Australian Dollar, China Manufacturing PMI Talking Points:
- The Australian Dollar slid a little on news that China’s manufacturing sector contracted in December
- The official Purchasing Managers Index came in below 50 for the first time since the middle of 2016
- Trade détente with the US is becoming pressing for the Chinese economy
First-quarter technical and fundamental forecasts from the DailyFX analysts are out now. What will the New Year bring?
The Australian Dollar slipped a little Monday as China’s manufacturing sector registered a shock contraction.

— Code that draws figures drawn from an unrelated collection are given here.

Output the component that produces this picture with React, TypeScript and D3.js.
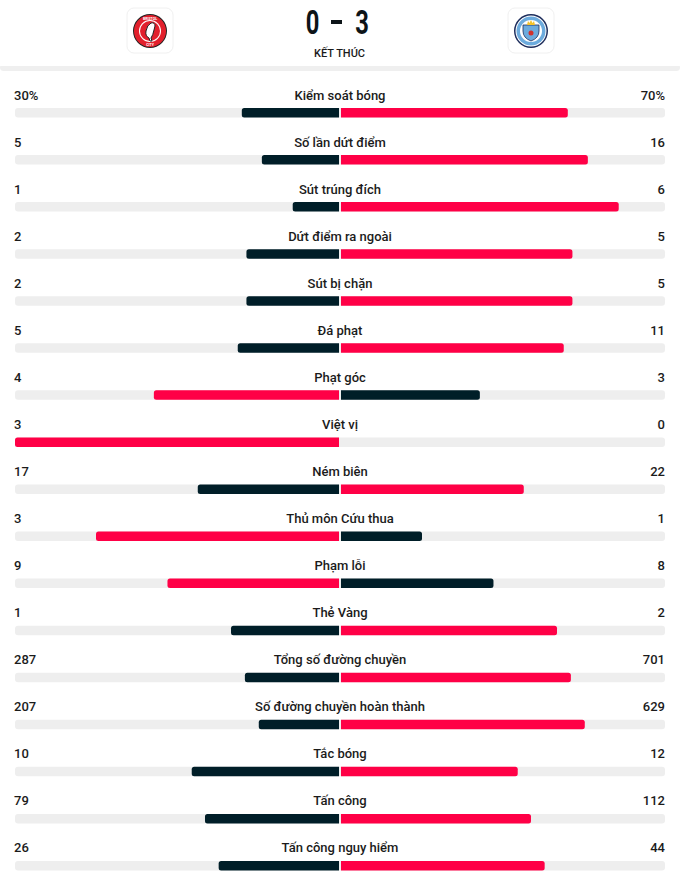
import React from "react";
import * as d3 from "d3";

const statLabels = [
  "Kiểm soát bóng",
  "Số lần dứt điểm",
  "Sút trúng đích",
  "Dứt điểm ra ngoài",
  "Sút bị chặn",
  "Đá phạt",
  "Phạt góc",
  "Việt vị",
  "Ném biên",
  "Thủ môn Cứu thua",
  "Phạm lỗi",
  "Thẻ Vàng",
  "Tổng số đường chuyền",
  "Số đường chuyền hoàn thành",
  "Tắc bóng",
  "Tấn công",
  "Tấn công nguy hiểm",
];
const homeValues = [30, 5, 1, 2, 2, 5, 4, 3, 17, 3, 9, 1, 287, 207, 10, 79, 26];
const awayValues = [70, 16, 6, 5, 5, 11, 3, 0, 22, 1, 8, 2, 701, 629, 12, 112, 44];
const homeText = ["30%", "5", "1", "2", "2", "5", "4", "3", "17", "3", "9", "1", "287", "207", "10", "79", "26"];
const awayText = ["70%", "16", "6", "5", "5", "11", "3", "0", "22", "1", "8", "2", "701", "629", "12", "112", "44"];
const homeGoals = "0";
const awayGoals = "3";
const statusText = "KẾT THÚC";

const W = 680;
const H = 882;
const RED = "#ff0046";
const DARK = "#001e28";
const TRACK = "#eeeeee";
const TEXT = "#1b1b1b";

function barPath(x0: number, x1: number, y: number, h: number, roundLeft: boolean) {
  const r = Math.min(2.5, Math.abs(x1 - x0) / 2);
  if (x1 - x0 <= 0) return "";
  if (roundLeft) {
    return `M${x1},${y} L${x0 + r},${y} Q${x0},${y} ${x0},${y + r} L${x0},${y + h - r} Q${x0},${y + h} ${x0 + r},${y + h} L${x1},${y + h} Z`;
  }
  return `M${x0},${y} L${x1 - r},${y} Q${x1},${y} ${x1},${y + r} L${x1},${y + h - r} Q${x1},${y + h} ${x1 - r},${y + h} L${x0},${y + h} Z`;
}

function BristolLogo({ cx, cy }: { cx: number; cy: number }) {
  return (
    <g>
      <rect x={cx - 23} y={cy - 23} width={46} height={45} rx={7} fill="#fff" stroke="#f0f0f0" />
      <circle cx={cx} cy={cy} r={17} fill="#222" />
      <circle cx={cx} cy={cy} r={16} fill="#e2202c" />
      <circle cx={cx} cy={cy} r={11} fill="#fff" />
      <circle cx={cx} cy={cy} r={10} fill="#e2202c" />
      <path
        d={`M${cx + 1},${cy - 8} q4,-1 4,3 l-1,4 q-1,5 -3,8 l1,3 h-2 l-1,-3 q-4,-2 -3,-7 q1,-6 5,-8 z`}
        fill="#fff"
        stroke="#222"
        strokeWidth={1}
      />
      <text x={cx} y={cy - 11.5} fontSize={3.5} fill="#fff" textAnchor="middle" fontFamily="Roboto" fontWeight={700}>BRISTOL</text>
      <text x={cx} y={cy + 15} fontSize={3.5} fill="#fff" textAnchor="middle" fontFamily="Roboto" fontWeight={700}>CITY</text>
    </g>
  );
}

function CityLogo({ cx, cy }: { cx: number; cy: number }) {
  return (
    <g>
      <rect x={cx - 23} y={cy - 23} width={46} height={45} rx={7} fill="#fff" stroke="#f0f0f0" />
      <circle cx={cx} cy={cy} r={17} fill="#1c2c5b" />
      <circle cx={cx} cy={cy} r={15.5} fill="#fff" />
      <circle cx={cx} cy={cy} r={14.5} fill="#6cabdd" />
      <circle cx={cx} cy={cy} r={11} fill="#fff" />
      <path
        d={`M${cx - 8},${cy - 6} h16 v6 q0,7 -8,10 q-8,-3 -8,-10 z`}
        fill="#6cabdd"
        stroke="#1c2c5b"
        strokeWidth={0.8}
      />
      <path d={`M${cx - 4},${cy - 6} l1,-4 l1.5,2 l1.5,-3 l1.5,3 l1.5,-2 l1,4 z`} fill="#f4c22b" />
      <circle cx={cx} cy={cy + 2} r={2.5} fill="#d0312d" />
    </g>
  );
}

export default function App() {
  const n = statLabels.length;
  const left = 15;
  const right = 665;
  const center = 340;
  const gap = 1;
  const half = center - left - gap;

  const rowY = d3.scaleLinear().domain([0, n - 1]).range([99.5, 99.5 + 47.06 * (n - 1)]);
  const frac = d3.scaleLinear().domain([0, 1]).range([0, half]);
  const barOffset = 8.5;
  const barH = 9.5;

  return (
    <div style={{ position: "absolute", left: 0, top: 0 }}>
      <svg width={W} height={H} style={{ display: "block", background: "#fff" }}>
        <rect x={0} y={0} width={W} height={H} fill="#fff" />
        {/* header */}
        <rect x={0} y={64} width={W} height={7} rx={4} fill="#efefef" />
        <rect x={0} y={0} width={W} height={66} fill="#fff" />
        <BristolLogo cx={150} cy={31} />
        <CityLogo cx={531} cy={31} />
        <g fontFamily="Roboto, 'DejaVu Sans'" fontWeight={700} fill="#0d1418">
          <text transform="translate(312.5,34) scale(0.72,1)" fontSize={33} textAnchor="middle">{homeGoals}</text>
          <rect x={331} y={20} width={11} height={4} fill="#0d1418" />
          <text transform="translate(362,34) scale(0.72,1)" fontSize={33} textAnchor="middle">{awayGoals}</text>
        </g>
        <text
          x={339.5}
          y={56.5}
          fontSize={11}
          fontFamily="Roboto"
          fontWeight={500}
          textAnchor="middle"
          fill={TEXT}
        >
          {statusText}
        </text>

        {statLabels.map((label, i) => {
          const y = rowY(i);
          const h = homeValues[i];
          const a = awayValues[i];
          const tot = h + a;
          const hw = tot > 0 ? frac(h / tot) : 0;
          const aw = tot > 0 ? frac(a / tot) : 0;
          const homeColor = h >= a ? RED : DARK;
          const awayColor = a > h ? RED : DARK;
          const by = y + barOffset;
          return (
            <g key={label}>
              <text x={left - 1} y={y} fontSize={13} fontFamily="Roboto" fontWeight={500} fill={TEXT}>
                {homeText[i]}
              </text>
              <text x={center} y={y} fontSize={13} fontFamily="Roboto" fontWeight={500} fill={TEXT} textAnchor="middle">
                {label}
              </text>
              <text x={right} y={y} fontSize={13} fontFamily="Roboto" fontWeight={500} fill={TEXT} textAnchor="end">
                {awayText[i]}
              </text>
              <rect x={left} y={by} width={right - left} height={barH} rx={3} fill={TRACK} />
              <path d={barPath(center - gap - hw, center - gap, by, barH, true)} fill={homeColor} />
              <path d={barPath(center + gap, center + gap + aw, by, barH, false)} fill={awayColor} />
            </g>
          );
        })}
      </svg>
    </div>
  );
}
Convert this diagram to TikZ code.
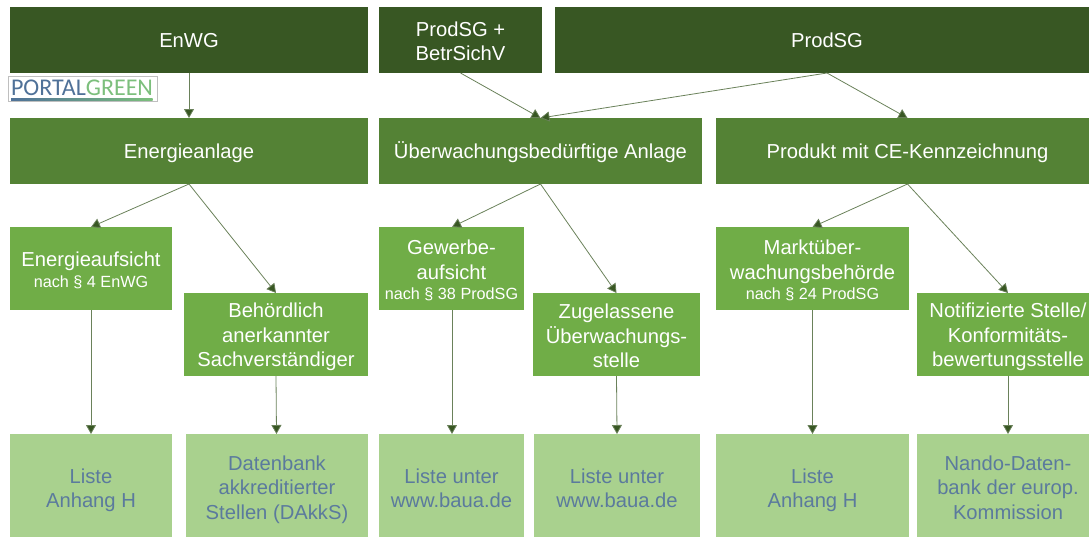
\documentclass[tikz,border=0pt]{standalone}
\usepackage{fontspec}
\setmainfont{Liberation Sans}
\newfontfamily\logofont{Carlito}
\usetikzlibrary{arrows.meta}
\definecolor{darkg}{HTML}{385723}
\definecolor{midg}{HTML}{548235}
\definecolor{brightg}{HTML}{70AD47}
\definecolor{lightg}{HTML}{A9D18E}
\definecolor{slate}{HTML}{5B7A9D}
\definecolor{logoblue}{HTML}{4F7198}
\definecolor{logogreen}{HTML}{7CBF7C}
\tikzset{
  boxbase/.style={inner sep=0pt,outer sep=0pt,align=center,text=white,font=\fontsize{20.2}{24.5}\selectfont},
  lawbox/.style={boxbase,fill=darkg},
  typebox/.style={boxbase,fill=midg},
  bodybox/.style={boxbase,fill=brightg},
  listbox/.style={boxbase,fill=lightg,text=slate},
  conn/.style={draw=darkg!75!white,line width=0.8pt,-{Triangle[length=9pt,width=10pt,fill=darkg]}},
}
\newcommand{\bx}[8][18.5]{\node[#3,minimum width={(#6-#4)*1pt},minimum height={(#7-#5)*1pt}] (#2) at ({(#4+#6)/2},{(#5+#7)/2}) {\rule{0pt}{#1pt}#8};}
\newcommand{\smalltxt}[1]{{\fontsize{16.2}{21}\selectfont #1}}
\begin{document}
\begin{tikzpicture}[x=1pt,y=-1pt]
\useasboundingbox (0,0) rectangle (1089,538);
\clip (0,0) rectangle (1089,538);
\bx[14.5]{enwg}{lawbox}{10}{7}{368}{73}{EnWG}
\bx[17]{betr}{lawbox}{379}{7}{542}{73}{ProdSG +\\BetrSichV}
\bx[14.5]{prodsg}{lawbox}{555}{7}{1099}{73}{ProdSG}
\bx{energie}{typebox}{10}{118}{368}{184}{Energieanlage}
\bx{ueber}{typebox}{379}{118}{702}{184}{Überwachungsbedürftige Anlage}
\bx{produkt}{typebox}{716}{118}{1099}{184}{Produkt mit CE-Kennzeichnung}
\bx{eauf}{bodybox}{10}{227}{172}{310}{Energieaufsicht\\[-4pt]\smalltxt{nach § 4 EnWG}}
\bx[19.5]{sach}{bodybox}{184}{293}{368}{376}{Behördlich\\anerkannter\\Sachverständiger}
\bx{gew}{bodybox}{379}{227}{524}{310}{Gewerbe-\\aufsicht\\[-4pt]\smalltxt{nach § 38 ProdSG}}
\bx[17.5]{zug}{bodybox}{533}{293}{700}{376}{Zugelassene\\Überwachungs-\\stelle}
\bx{markt}{bodybox}{716}{227}{909}{310}{Marktüber-\\wachungsbehörde\\[-4pt]\smalltxt{nach § 24 ProdSG}}
\bx[19.5]{notif}{bodybox}{917}{293}{1099}{376}{Notifizierte Stelle/\\Konformitäts-\\bewertungsstelle}
\bx[24.5]{l1}{listbox}{10}{434}{172}{537}{Liste\\Anhang H}
\bx[22.5]{l2}{listbox}{186}{434}{368}{537}{Datenbank\\akkreditierter\\Stellen (DAkkS)}
\bx[20.5]{l3}{listbox}{379}{434}{524}{537}{Liste unter\\www.baua.de}
\bx[20.5]{l4}{listbox}{534}{434}{700}{537}{Liste unter\\www.baua.de}
\bx[24.5]{l5}{listbox}{716}{434}{909}{537}{Liste\\Anhang H}
\bx{l6}{listbox}{917}{434}{1099}{537}{Nando-Daten-\\bank der europ.\\Kommission}
% logo
\node[draw=black!25,line width=0.5pt,fill=white,inner sep=0pt,outer sep=0pt,minimum width=149pt,minimum height=25pt] (logo) at (83,88.5) {};
\node[inner sep=0pt,font=\logofont\fontsize{24}{24}\selectfont] (logotxt) at (82,88) {\textcolor{logoblue}{PORTAL}\textcolor{logogreen}{GREEN}};
\shade[left color=logoblue,right color=logogreen] (11,98.5) rectangle (152.5,100);
% connectors
\draw[conn] (enwg.south) -- (energie.north);
\draw[conn] (betr.south) -- (ueber.north);
\draw[conn] (prodsg.south) -- (ueber.north);
\draw[conn] (prodsg.south) -- (produkt.north);
\draw[conn] (energie.south) -- (eauf.north);
\draw[conn] (energie.south) -- (sach.north);
\draw[conn] (ueber.south) -- ([xshift=0.5pt]gew.north);
\draw[conn] (ueber.south) -- (zug.north);
\draw[conn] (produkt.south) -- (markt.north);
\draw[conn] (produkt.south) -- (notif.north);
\draw[conn] (eauf.south) -- (l1.north);
\draw[conn] (sach.south) -- ([xshift=-0.5pt]l2.north);
\draw[conn] ([xshift=0.5pt]gew.south) -- ([xshift=0.5pt]l3.north);
\draw[conn] (zug.south) -- (l4.north);
\draw[conn] (markt.south) -- (l5.north);
\draw[conn] (notif.south) -- (l6.north);
\end{tikzpicture}
\end{document}
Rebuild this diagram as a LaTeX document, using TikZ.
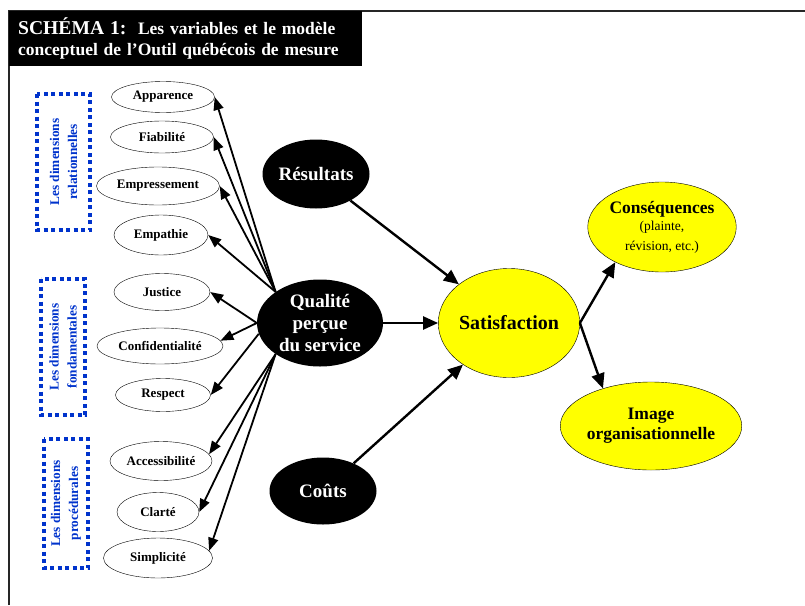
\documentclass[tikz,border=0pt]{standalone}
\usepackage{fontspec}
\setmainfont{Liberation Serif}
\usetikzlibrary{shapes.geometric,arrows.meta}
\definecolor{dimblue}{RGB}{0,51,204}
\definecolor{satyellow}{RGB}{255,255,0}
\begin{document}
\begin{tikzpicture}[x=1pt,y=-1pt]
    \tikzstyle{dim}=[ellipse, draw=black, thin, fill=white, inner sep=0pt, font=\bfseries\fontsize{13}{15}\selectfont]
    \tikzstyle{big}=[ellipse, fill=black, text=white, inner sep=0pt, align=center, font=\bfseries\fontsize{19}{22}\selectfont]
    \tikzstyle{outcome}=[ellipse, draw=black, thin, fill=satyellow, inner sep=0pt, align=center, font=\bfseries\fontsize{17.5}{20}\selectfont]
    \tikzstyle{dotbox}=[draw=dimblue, line width=4pt, dash pattern=on 4pt off 3.5pt, rotate=90, align=center, text=dimblue, inner sep=0pt, font=\bfseries\fontsize{13.3}{18}\selectfont]
    \tikzstyle{arr}=[line width=1.8pt, -{Triangle[length=13pt,width=10pt]}]
    \tikzstyle{mainarr}=[line width=2.4pt, -{Triangle[length=15pt,width=13pt]}]

    \useasboundingbox (0,0) rectangle (805,605);
    \draw[line width=2pt, black!85] (9,605) -- (9,11) -- (805,11);

    \node (title) [fill=black, text=white, anchor=north west, minimum width=353pt, minimum height=55pt, text width=335pt, inner xsep=9pt, inner ysep=0pt, align=left, font=\bfseries\fontsize{17.5}{21}\selectfont] at (9,11)
        {{\fontsize{19.6}{21}\selectfont SCHÉMA 1:}\ \ Les variables et le modèle\\conceptuel de l’Outil québécois de mesure};

    \node[dotbox, minimum width=136pt, minimum height=53pt] (relbox) at (63.5,162) {Les dimensions\\relationnelles};
    \node[dotbox, minimum width=136pt, minimum height=44pt] (fondbox) at (63,347) {Les dimensions\\fondamentales};
    \node[dotbox, minimum width=129pt, minimum height=44pt] (procbox) at (66,503.5) {Les dimensions\\procédurales};

    \node[dim, minimum width=103pt, minimum height=31pt] (app) at (163,97) {Apparence};
    \node[dim, minimum width=103pt, minimum height=32pt] (fiab) at (162,137) {Fiabilité};
    \node[dim, minimum width=123pt, minimum height=38pt] (empr) at (158,186) {Empressement};
    \node[dim, minimum width=94pt, minimum height=40pt] (empa) at (161,235) {Empathie};
    \node[dim, minimum width=96pt, minimum height=37pt] (just) at (162,292) {Justice};
    \node[dim, minimum width=126pt, minimum height=36pt] (conf) at (160,346) {Confidentialité};
    \node[dim, minimum width=95pt, minimum height=33pt] (resp) at (163,395) {Respect};
    \node[dim, minimum width=102pt, minimum height=39pt] (acc) at (161,461) {Accessibilité};
    \node[dim, minimum width=82pt, minimum height=39pt] (clar) at (158,512) {Clarté};
    \node[dim, minimum width=109pt, minimum height=40pt] (simp) at (158,558) {Simplicité};

    \node[big, minimum width=107pt, minimum height=69pt] (res) at (316,174) {Résultats};
    \node[big, minimum width=126pt, minimum height=87pt] (qual) at (320,323) {Qualité\\perçue\\du service};
    \node[big, minimum width=107pt, minimum height=67pt] (couts) at (323,491) {Coûts};

    \node[outcome, minimum width=132pt, minimum height=109pt, font=\bfseries\fontsize{20}{22}\selectfont] (sat) at (509,323) {Satisfaction};
    \node[outcome, minimum width=133pt, minimum height=90pt] (cons) at (662,227) {Conséquences\\[-3pt]{\mdseries\fontsize{13.5}{17}\selectfont (plainte,}\\{\mdseries\fontsize{13.5}{17}\selectfont révision, etc.)}};
    \node[outcome, minimum width=153pt, minimum height=88pt] (img) at (651,426) {Image\\organisationnelle};

    \draw[arr] (qual.145) -- (app.east);
    \draw[arr] (qual.145) -- (fiab.east);
    \draw[arr] (qual.145) -- (empr.east);
    \draw[arr] (qual.145) -- (empa.east);
    \draw[arr] (qual.west) -- (just.east);
    \draw[arr] (qual.west) -- (conf.5);
    \draw[arr] (qual.190) -- (resp.east);
    \draw[arr] (qual.215) -- (acc.8);
    \draw[arr] (qual.215) -- (clar.east);
    \draw[arr] (qual.215) -- (simp.8);

    \draw[mainarr] (res) -- (sat);
    \draw[mainarr] (qual) -- (sat);
    \draw[mainarr] (couts) -- (sat);
    \draw[mainarr] (sat.east) -- (cons.217);
    \draw[mainarr] (sat.east) -- (img.142);
\end{tikzpicture}
\end{document}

The official Purchasing Managers Index slipped to 49.4 in December, from 50.0 the month before. In the logic of PMIs any reading below 50 signifies a contraction for the sector in question. The latest numbers mark the first sub-50 print since mid-2016. These numbers will underscore the prognosis that China’s economy has slowed markedly into year-end. They also reveal how ill Beijing can afford a protracted trade dispute with Washington.
Admittedly the Chinese service sector did better, registering a PMI of 53.8. That was well above the 53.2 expected. The composite level was 52.6, just below November’s 52.8.
Still, that manufacturing miss will weigh on risk appetite.
The Australian Dollar can act as the foreign exchange markets’ favorite liquid Chine-economy bet thanks to Australia’s vast raw material exports to the world’s second-largest national economy. It seems to have done so in response to the data although falls were not large.
Volume is likely to have been severely constrained by the year-end break and investors’ true feelings about this number may not find expression for a couple of days.
On its broader, daily chart, AUD/USD remains under the duress which has ruled for much of this year. The market may well be rethinking the likely path of US interest rates– and it’s been their rise which has damaged the Aussie so egregiously in the past twelve months.
However, Australian rate-futures contracts now price modest cuts in the record-low 1.50% Official Cash Rate over the coming eighteen months This is despite the Reserve Bank of Australia’s oft-expressed opinion that the next move, when it comes, will be a rise. Markets clearly don’t concur and that could be a big problem for Aussie Dollar bulls as 2019 gets under way.